These days it’s not often I get the chance to add a new type of venue to my gig-going list. Over the years I’ve seen bands pretty much everywhere and anywhere.
Fields, tents, halls, clubs, pubs, theatres and now a table tennis regional centre of excellence.
It doesn’t have the same ring to it as Live from Carnegie Hall or Live at Budokan, but Liverpool’s 90s hitmakers Space made the best of what was essentially just a big sports hall under a stand at the home of Widnes Vikings.
Maybe they just wanted to say they were doing a stadium tour.
Not that Space were the only reason for going. Support was provided by the estimable Pete Bentham and the Dinner Ladies – the only avant-garde punk n roll band with backing dancers in existence.

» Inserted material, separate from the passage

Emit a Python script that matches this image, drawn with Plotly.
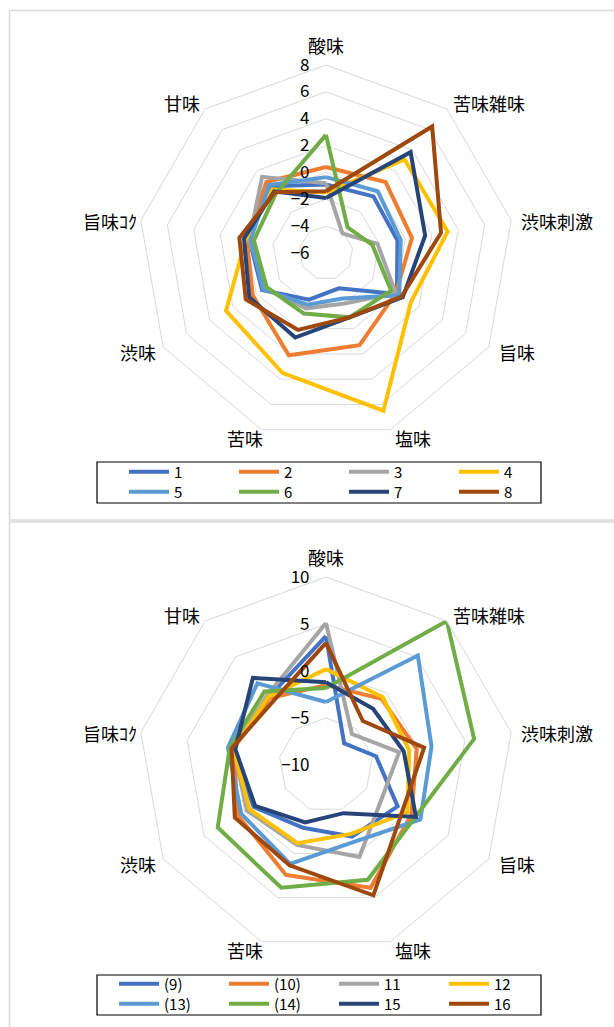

Now I have to declare something of an interest in having known Pete for a very long time and in several musical incarnations, not least the brilliant Halfway to Eddies and Out 77.
His latest band are a stalwart of the Liverpool scene, a regular at Blackpool’s Rebellion punk festival, and feature songs in their set that reference conceptual artist Marcel Duchamp, the Russian space programme and Liverpool’s Concert Square.

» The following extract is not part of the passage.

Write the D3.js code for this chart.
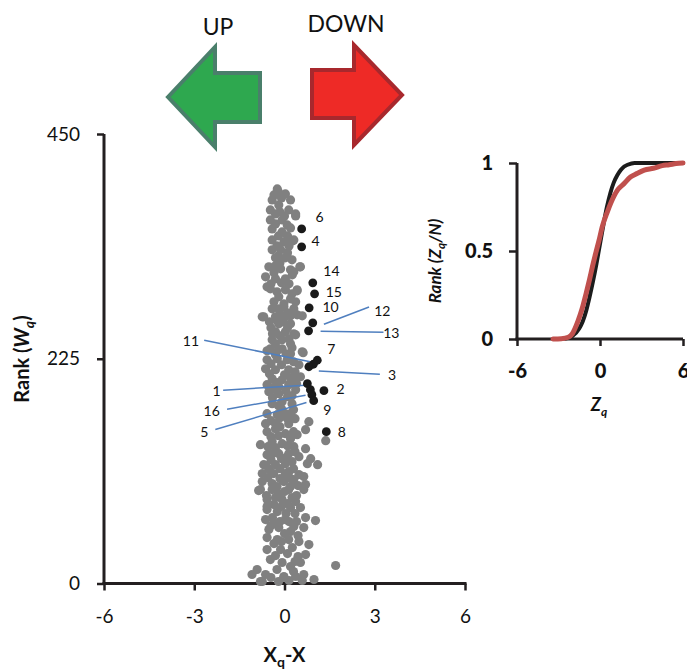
<!DOCTYPE html>
<html>
<head>
<meta charset="utf-8">
<script src="https://cdn.jsdelivr.net/npm/d3@7"></script>
<style>
  html, body { margin: 0; padding: 0; background: #fff; }
  svg { display: block; font-family: Lato, "Open Sans", sans-serif; }
</style>
</head>
<body>
<svg id="chart" width="687" height="670"></svg>
<script>
// ---------- DATA ----------
// Grey points: [Xq - X, rank Wq]
const greyPoints = [
[-0.24,395],[0.03,390],[-0.41,384],[0.2,384],[-0.19,379],[-0.47,374],[0.14,374],[0.37,370],[0.37,368],[-0.47,364],[-0.08,364],[0.09,359],[-0.3,360],[-0.41,355],[-0.08,352],[0.1,348],[-0.41,344],[0.31,344],[0.26,343],[-0.02,342],[-0.25,338],[-0.41,334],[-0.13,334],[0.1,331],[-0.3,326],[0.03,326],[-0.15,321],[-0.52,317],[0.53,317],[0.51,317],[-0.13,315],[0.2,314],[0.31,312],[-0.35,311],[0.26,309],[-0.63,307],[-0.3,305],[0.03,305],[-0.1,301],[-0.58,297],[-0.47,295],[0.03,294],[0.42,294],[0.42,293],[-0.19,287],[0.2,285],[-0.35,282],[0.37,282],[-0.02,280],[-0.41,275],[-0.02,277],[0.31,275],[0.1,271],[-0.74,267],[-0.69,267],[-0.3,267],[0.03,267],[0.42,269],[0.59,268],[-0.24,263],[-0.19,260],[0.2,260],[-0.45,256],[0.1,256],[-0.3,252],[0.03,252],[0.31,250],[0.37,249],[-0.15,248],[-0.41,244],[-0.08,244],[0.2,240],[-0.3,240],[-0.47,235],[-0.08,235],[-0.58,233],[0.62,231],[0.59,232],[0.2,230],[-0.3,229],[-0.58,224],[-0.24,225],[0.09,224],[0.48,219],[-0.1,219],[-0.63,215],[-0.3,214],[0.14,214],[0.35,212],[-0.5,210],[-0.41,205],[-0.08,204],[0.31,205],[0.53,207],[-0.25,201],[-0.58,199],[-0.19,197],[0.14,199],[0.4,200],[-0.52,192],[-0.19,190],[0.37,194],[0.1,187],[-0.4,186],[-0.41,180],[-0.08,182],[0.25,180],[-0.58,170],[0.03,170],[-0.24,169],[0.3,174],[-0.1,175],[0.81,162],[-0.63,160],[-0.3,160],[0.14,160],[0.35,165],[0.7,154],[-0.58,152],[0.03,150],[0.42,149],[-0.3,155],[1.37,143],[-0.8,139],[-0.41,142],[-0.08,140],[0.2,145],[0.31,137],[0.7,135],[-0.58,129],[-0.19,130],[0.14,130],[0.48,127],[0.87,125],[-0.69,119],[-0.3,119],[0.03,120],[0.76,120],[1.1,119],[-0.45,124],[0.3,115],[-0.74,110],[-0.36,110],[0.03,110],[0.48,109],[0.64,107],[-0.15,105],[-0.74,102],[-0.41,100],[-0.02,102],[0.31,104],[0.7,99],[0.2,97],[-0.86,93],[-0.8,94],[-0.41,94],[0.14,94],[0.64,94],[-0.2,90],[0.4,88],[-0.58,84],[-0.08,84],[0.37,82],[-0.35,79],[-0.58,77],[-0.58,74],[-0.24,72],[0.2,76],[0.53,76],[0.05,70],[1.03,63],[-0.63,64],[0.7,66],[0.03,64],[-0.35,60],[0.4,62],[-0.52,54],[-0.19,56],[0.31,57],[0.64,56],[0.0,50],[-0.58,46],[-0.24,44],[0.14,44],[0.48,42],[0.81,39],[-0.58,34],[-0.13,34],[0.26,36],[0.7,29],[-0.3,28],[0.45,27],[-0.47,24],[-0.08,21],[0.2,17],[0.53,21],[1.7,18],[-0.91,14],[-0.63,9],[-1.08,9],[-0.02,7],[0.37,7],[0.64,9],[0.98,4],[-0.74,2],[-0.8,2],[0.59,3],[-0.02,6],
[-0.2,392],[-0.1,386],[-0.3,370],[0.0,368],[-0.2,348],[0.15,338],[-0.3,318],[0.15,300],[-0.25,292],[-0.15,270],[-0.05,262],[0.15,245],[-0.2,234],[0.3,222],[0.0,209],[-0.3,194],[0.05,193],[-0.2,178],[0.1,165],[-0.15,157],[-0.45,147],[0.1,138],[-0.3,136],[-0.1,125],[0.25,122],[-0.5,114],[0.15,112],[-0.25,97],[0.0,92],[0.25,86],[-0.3,86],[-0.1,77],[0.35,70],[-0.4,66],[0.2,52],[-0.35,40],[0.1,30],[-0.25,14],[0.3,12],[-0.45,6],
[-0.35,389],[-0.15,372],[0.2,356],[-0.2,328],[0.25,324],[-0.45,300],[0.25,290],[-0.2,275],[0.2,268],[-0.5,262],[-0.4,250],[0.25,236],[0.05,230],[-0.45,220],[0.2,206],[-0.4,196],[0.25,188],[-0.15,166],[0.2,170],[-0.45,163],[-0.2,148],[0.3,152],[-0.55,137],[0.35,132],[-0.4,130],[0.05,126],[-0.6,118],[-0.15,115],[0.2,105],[-0.55,106],[0.45,98],[-0.6,88],[0.1,80],[-0.15,62],[0.15,62],[-0.45,58],[0.45,48],[-0.1,42],[0.35,22],[-0.2,2],[0.15,3]
];

// Highlighted (black) points: id, Xq - X, rank
const hiIds   = ["6","4","14","15","10","12","13","7","11","3","1","16","5","9","2","8"];
const hiX     = [0.57,0.57,0.94,1.0,0.82,0.94,0.8,1.09,0.96,0.81,0.76,0.86,0.91,0.97,1.31,1.39];
const hiRank  = [355,337,301,290,276,261,253,223.5,219.5,217,200,194,189,183,193,152];

// Label anchor positions (data units) for each id
const labelIds = ["6","4","14","15","10","12","13","11","7","3","1","2","16","9","5","8"];
const labelX   = [1.03,0.9,1.29,1.37,1.26,2.98,3.28,-3.38,1.42,3.44,-2.39,1.73,-2.69,1.29,-2.8,1.77];
const labelY   = [361.5,337.5,307.5,286.5,271.8,267.5,245.5,237.8,229.5,204.2,187.5,189.5,167.5,168.5,146.2,146.8];

// Leader lines: [x1, y1, x2, y2] in data units
const leaderIds = ["12","13","11","3","1","16","5"];
const leaders = [
  [1.31,259.5,2.81,276.8],
  [1.2,252.5,3.29,251.5],
  [-2.67,243.5,0.98,221.2],
  [1.14,212.8,3.17,209.5],
  [-2.04,193.5,0.7,198.5],
  [-1.91,174.5,0.7,188.5],
  [-2.3,154.2,0.73,181.2]
];

// Main axes ticks
const xTicks = [-6,-3,0,3,6];
const yTicks = [0,225,450];

// Inset: cumulative rank curves
const blackZ    = [-2.5,-2,-1.5,-1.25,-1,-0.75,-0.5,-0.25,0,0.25,0.5,0.75,1,1.25,1.5,1.75,2,2.5,3,6];
const blackRank = [0.003,0.017,0.06,0.1,0.16,0.24,0.33,0.43,0.54,0.65,0.75,0.83,0.89,0.93,0.96,0.98,0.99,1,1,1];
const redZ      = [-3.4,-2.8,-2.3,-2,-1.6,-1.3,-1.0,-0.75,-0.55,-0.3,-0.07,0.17,0.52,1.0,1.3,1.7,2.2,2.67,3.2,3.86,4.5,5,5.5,6];
const redRank   = [0,0.002,0.01,0.03,0.1,0.17,0.26,0.34,0.41,0.49,0.56,0.64,0.72,0.81,0.85,0.88,0.92,0.94,0.96,0.97,0.985,0.99,0.997,1];
const insetXTicks = [-6,0,6];
const insetYTicks = [0,0.5,1];

// ---------- DRAW ----------
const svg = d3.select("#chart");
const axisColor = "#231f20";
const fmt = d => String(d);

// Main scales
const x = d3.scaleLinear().domain([-6,6]).range([104,465]);
const y = d3.scaleLinear().domain([0,450]).range([583.5,134]);

// Arrows (decorative)
svg.append("path")
  .attr("d","M168,97 L215,47 L215,73 L260,73 L260,122 L215,122 L215,147 Z")
  .attr("fill","#2ea84f").attr("stroke","#4a7f6b").attr("stroke-width",4).attr("stroke-linejoin","miter");
svg.append("path")
  .attr("d","M312,70 L354,70 L354,45 L402,95 L354,145 L354,118 L312,118 Z")
  .attr("fill","#ee2a26").attr("stroke","#a8282d").attr("stroke-width",4).attr("stroke-linejoin","miter");
svg.append("text").attr("x",218).attr("y",35).attr("text-anchor","middle")
  .attr("font-size",23).attr("fill","#111").text("UP");
svg.append("text").attr("x",346).attr("y",32).attr("text-anchor","middle")
  .attr("font-size",23).attr("fill","#111").text("DOWN");

// Main axes
const gx = svg.append("g").attr("transform",`translate(0,${y(0)})`)
  .call(d3.axisBottom(x).tickValues(xTicks).tickSize(7).tickSizeOuter(0).tickPadding(19).tickFormat(fmt));
const gy = svg.append("g").attr("transform",`translate(${x(-6)},0)`)
  .call(d3.axisLeft(y).tickValues(yTicks).tickSize(7).tickSizeOuter(0).tickPadding(17).tickFormat(fmt));
[gx,gy].forEach(g=>{
  g.select(".domain").attr("stroke",axisColor).attr("stroke-width",3);
  g.selectAll(".tick line").attr("stroke",axisColor).attr("stroke-width",2.5);
  g.selectAll(".tick text").attr("font-size",19).attr("fill","#111").attr("font-family","Lato, sans-serif");
});
gx.select(".domain").attr("d",`M${x(-6)-1.5},0H${x(6)+1.5}`);
gy.select(".domain").attr("d",`M0,${y(450)}V${y(0)+1.5}`);

// Grey points
svg.append("g").selectAll("circle").data(greyPoints).join("circle")
  .attr("cx",d=>x(d[0])).attr("cy",d=>y(d[1])).attr("r",4.6).attr("fill","#808080");

// Leader lines
svg.append("g").selectAll("line").data(leaders).join("line")
  .attr("x1",d=>x(d[0])).attr("y1",d=>y(d[1])).attr("x2",d=>x(d[2])).attr("y2",d=>y(d[3]))
  .attr("stroke","#4f7fbf").attr("stroke-width",1.5);

// Black points
svg.append("g").selectAll("circle").data(hiIds.map((id,i)=>({id, xv:hiX[i], r:hiRank[i]}))).join("circle")
  .attr("cx",d=>x(d.xv)).attr("cy",d=>y(d.r)).attr("r",4.4).attr("fill","#1a1a1a");

// Labels
svg.append("g").selectAll("text").data(labelIds.map((id,i)=>({id, xv:labelX[i], yv:labelY[i]}))).join("text")
  .attr("x",d=>x(d.xv)).attr("y",d=>y(d.yv)).attr("font-size",14).attr("fill","#111").text(d=>d.id);

// Axis titles
const xt = svg.append("text").attr("x",284.5).attr("y",662).attr("text-anchor","middle")
  .attr("font-size",20).attr("font-weight","bold").attr("fill","#111");
xt.append("tspan").text("X");
xt.append("tspan").attr("font-size",14).attr("dy",5).text("q");
xt.append("tspan").attr("dy",-5).text("-X");

const yt = svg.append("text").attr("transform","translate(29,359) rotate(-90)").attr("text-anchor","middle")
  .attr("font-size",20).attr("font-weight","bold").attr("fill","#111");
yt.append("tspan").text("Rank (");
yt.append("tspan").attr("font-style","italic").text("W");
yt.append("tspan").attr("font-style","italic").attr("font-size",14).attr("dy",5).text("q");
yt.append("tspan").attr("dy",-5).text(")");

// ---------- INSET ----------
const ix = d3.scaleLinear().domain([-6,6]).range([517,683]);
const iy = d3.scaleLinear().domain([0,1]).range([339,163]);

const igx = svg.append("g").attr("transform",`translate(0,${iy(0)})`)
  .call(d3.axisBottom(ix).tickValues(insetXTicks).tickSize(7).tickSizeOuter(0).tickPadding(18).tickFormat(fmt));
const igy = svg.append("g").attr("transform",`translate(${ix(-6)},0)`)
  .call(d3.axisLeft(iy).tickValues(insetYTicks).tickSize(8).tickSizeOuter(0).tickPadding(16).tickFormat(fmt));
[igx,igy].forEach(g=>{
  g.select(".domain").attr("stroke",axisColor).attr("stroke-width",3);
  g.selectAll(".tick line").attr("stroke",axisColor).attr("stroke-width",2.5);
  g.selectAll(".tick text").attr("font-size",20).attr("font-weight","900").attr("fill","#111").attr("font-family","Lato, sans-serif");
});
igx.select(".domain").attr("d",`M${ix(-6)-1.5},0H${ix(6)}`);
igy.select(".domain").attr("d",`M0,${iy(1)}V${iy(0)+1.5}`);

const line = d3.line().x(d=>ix(d[0])).y(d=>iy(d[1])).curve(d3.curveMonotoneX);
svg.append("path").datum(blackZ.map((z,i)=>[z,blackRank[i]]))
  .attr("d",line).attr("fill","none").attr("stroke","#1c1c1c").attr("stroke-width",4).attr("stroke-linecap","round");
svg.append("path").datum(redZ.map((z,i)=>[z,redRank[i]]))
  .attr("d",line).attr("fill","none").attr("stroke","#c0504d").attr("stroke-width",5).attr("stroke-linecap","round");

const izt = svg.append("text").attr("x",599).attr("y",411).attr("text-anchor","middle")
  .attr("font-size",18).attr("font-weight","bold").attr("font-style","italic").attr("fill","#111");
izt.append("tspan").text("Z");
izt.append("tspan").attr("font-size",12).attr("dy",5).text("q");

const iyt = svg.append("text").attr("transform","translate(441,261) rotate(-90)").attr("text-anchor","middle")
  .attr("font-size",17).attr("font-weight","bold").attr("font-style","italic").attr("fill","#111");
iyt.append("tspan").text("Rank (Z");
iyt.append("tspan").attr("font-size",12).attr("dy",4).text("q");
iyt.append("tspan").attr("dy",-4).text("/N)");
</script>
</body>
</html>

They are funny, clever, invigorating and always worth every penny of whatever admission they are charging on the night.
Space followed and were as mildly frustrating as I’d found their heyday to be – and for exactly the same reason. Unsurprising really.

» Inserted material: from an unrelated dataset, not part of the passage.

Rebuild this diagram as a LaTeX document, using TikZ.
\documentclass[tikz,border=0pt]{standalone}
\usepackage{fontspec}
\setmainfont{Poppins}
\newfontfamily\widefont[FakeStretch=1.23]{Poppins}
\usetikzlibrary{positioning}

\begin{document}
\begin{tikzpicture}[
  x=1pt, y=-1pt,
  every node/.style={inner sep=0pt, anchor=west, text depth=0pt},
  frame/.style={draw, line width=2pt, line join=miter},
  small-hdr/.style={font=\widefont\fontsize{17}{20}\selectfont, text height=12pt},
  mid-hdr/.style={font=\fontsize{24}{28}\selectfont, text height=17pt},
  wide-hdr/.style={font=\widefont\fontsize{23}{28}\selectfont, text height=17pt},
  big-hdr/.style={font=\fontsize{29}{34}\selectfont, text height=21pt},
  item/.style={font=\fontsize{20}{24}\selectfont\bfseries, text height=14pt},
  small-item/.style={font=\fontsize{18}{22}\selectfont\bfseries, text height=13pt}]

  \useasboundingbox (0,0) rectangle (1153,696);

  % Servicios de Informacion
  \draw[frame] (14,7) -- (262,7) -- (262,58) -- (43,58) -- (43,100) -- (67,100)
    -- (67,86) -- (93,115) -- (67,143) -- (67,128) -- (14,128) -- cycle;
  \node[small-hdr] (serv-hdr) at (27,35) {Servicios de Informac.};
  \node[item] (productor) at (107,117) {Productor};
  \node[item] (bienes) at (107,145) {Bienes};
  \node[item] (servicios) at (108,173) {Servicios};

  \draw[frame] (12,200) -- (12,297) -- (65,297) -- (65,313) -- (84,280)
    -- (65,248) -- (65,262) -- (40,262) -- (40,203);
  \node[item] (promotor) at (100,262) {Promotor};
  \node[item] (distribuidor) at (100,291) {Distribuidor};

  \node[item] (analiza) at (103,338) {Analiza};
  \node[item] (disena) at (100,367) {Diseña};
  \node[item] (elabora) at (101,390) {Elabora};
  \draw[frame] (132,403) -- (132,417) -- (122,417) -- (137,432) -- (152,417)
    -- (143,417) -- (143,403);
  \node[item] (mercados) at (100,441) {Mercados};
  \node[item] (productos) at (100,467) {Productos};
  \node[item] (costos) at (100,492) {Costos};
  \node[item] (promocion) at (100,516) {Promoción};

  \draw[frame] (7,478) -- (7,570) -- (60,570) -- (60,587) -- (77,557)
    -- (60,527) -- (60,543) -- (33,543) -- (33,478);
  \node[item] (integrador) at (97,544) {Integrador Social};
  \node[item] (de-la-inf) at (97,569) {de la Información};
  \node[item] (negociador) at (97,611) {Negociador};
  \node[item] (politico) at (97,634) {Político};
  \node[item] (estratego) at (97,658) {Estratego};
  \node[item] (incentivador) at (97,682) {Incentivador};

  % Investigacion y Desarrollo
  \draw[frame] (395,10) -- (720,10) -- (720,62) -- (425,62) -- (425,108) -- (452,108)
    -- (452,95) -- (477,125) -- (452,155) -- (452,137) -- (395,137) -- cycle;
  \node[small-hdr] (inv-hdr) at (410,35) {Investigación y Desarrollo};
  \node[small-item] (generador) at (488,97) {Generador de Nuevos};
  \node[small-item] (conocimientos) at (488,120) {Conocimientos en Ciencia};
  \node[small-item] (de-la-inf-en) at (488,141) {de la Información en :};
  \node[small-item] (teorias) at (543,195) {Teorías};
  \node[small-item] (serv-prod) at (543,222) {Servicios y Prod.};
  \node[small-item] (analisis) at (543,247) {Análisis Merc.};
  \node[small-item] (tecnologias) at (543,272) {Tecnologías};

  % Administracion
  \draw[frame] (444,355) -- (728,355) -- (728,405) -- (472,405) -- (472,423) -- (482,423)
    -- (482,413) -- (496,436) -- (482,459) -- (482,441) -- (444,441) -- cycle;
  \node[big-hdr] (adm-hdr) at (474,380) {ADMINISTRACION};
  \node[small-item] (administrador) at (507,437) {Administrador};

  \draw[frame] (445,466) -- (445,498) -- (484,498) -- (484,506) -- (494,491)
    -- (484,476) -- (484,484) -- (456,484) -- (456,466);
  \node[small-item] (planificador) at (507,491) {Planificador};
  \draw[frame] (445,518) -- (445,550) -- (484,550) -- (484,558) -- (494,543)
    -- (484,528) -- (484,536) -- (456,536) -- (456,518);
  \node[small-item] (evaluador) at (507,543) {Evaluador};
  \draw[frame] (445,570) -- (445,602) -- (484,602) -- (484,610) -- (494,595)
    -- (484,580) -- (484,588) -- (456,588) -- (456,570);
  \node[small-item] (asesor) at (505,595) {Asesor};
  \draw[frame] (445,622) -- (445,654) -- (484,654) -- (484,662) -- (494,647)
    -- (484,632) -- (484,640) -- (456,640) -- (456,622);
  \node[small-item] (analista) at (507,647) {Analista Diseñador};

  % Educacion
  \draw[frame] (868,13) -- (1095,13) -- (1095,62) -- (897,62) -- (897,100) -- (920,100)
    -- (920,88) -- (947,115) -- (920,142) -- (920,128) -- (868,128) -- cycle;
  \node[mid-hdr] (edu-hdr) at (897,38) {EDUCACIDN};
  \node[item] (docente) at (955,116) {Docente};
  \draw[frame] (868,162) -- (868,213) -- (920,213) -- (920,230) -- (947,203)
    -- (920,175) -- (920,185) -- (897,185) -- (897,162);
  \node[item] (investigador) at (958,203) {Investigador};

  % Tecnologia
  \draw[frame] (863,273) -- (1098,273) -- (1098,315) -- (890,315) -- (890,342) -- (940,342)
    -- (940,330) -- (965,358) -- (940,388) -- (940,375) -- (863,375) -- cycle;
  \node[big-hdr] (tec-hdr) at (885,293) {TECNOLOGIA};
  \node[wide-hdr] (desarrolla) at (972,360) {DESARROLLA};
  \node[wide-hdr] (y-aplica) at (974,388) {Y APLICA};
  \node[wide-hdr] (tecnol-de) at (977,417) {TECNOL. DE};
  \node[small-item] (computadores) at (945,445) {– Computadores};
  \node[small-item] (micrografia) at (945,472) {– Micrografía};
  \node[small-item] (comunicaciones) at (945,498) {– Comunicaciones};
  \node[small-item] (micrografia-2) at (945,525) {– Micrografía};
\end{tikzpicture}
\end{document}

They have got some decent tunes and enjoyed a brief run of chart success in the post-Britpop era but I always thought they tried to be a bit too clever when the basis of the songs always stood up well and didn’t need too much embellishment.
With front man Tommy Scott happy to engage with the audience and making several mid-song excursions into the crowd there was a buoyant atmosphere throughout and when they did call it a night they did so before outstaying their warm welcome.
Hit singles Female of the Species, Avenging Angels, Neighbourhood and my favourite from back in the day, Me and You Versus the World, were all duly aired but the highlight was the Spiders album track, Drop Dead, which thundered along with a big rolling groove that Primal Scream might have been happy to call their own.
I often say that Pete Bentham makes a great spokesman for the Widnes music scene I was proud to be a part of, and my love of Halfway to Eddies extended to a Soundcloud page I made in their name, utilising my mass of cassette tapes that feature them from back then. For a great example of how informed Pete is, and how funny they were, look no further than this Radio City interview with Pete and Baz from the early nineties, just as their one and only LP was about to be released;
I recall Space becoming active as I’d jumped the Atlantic to the USA. I heard their stuff through radio tapes my mum would make and also from cover-mounted CDs on magazines. I thought they were aright, and a somewhat cynical antidote to all of that flag-waving that existed back then. I don’t have any records by them though, but I’ve got that Eddies’ one and treasure it. I have a couple of Pete Bentham’s Dinner Ladies CDs too and they’re great fun.
Cheers for letting me be self-indulgent, mate.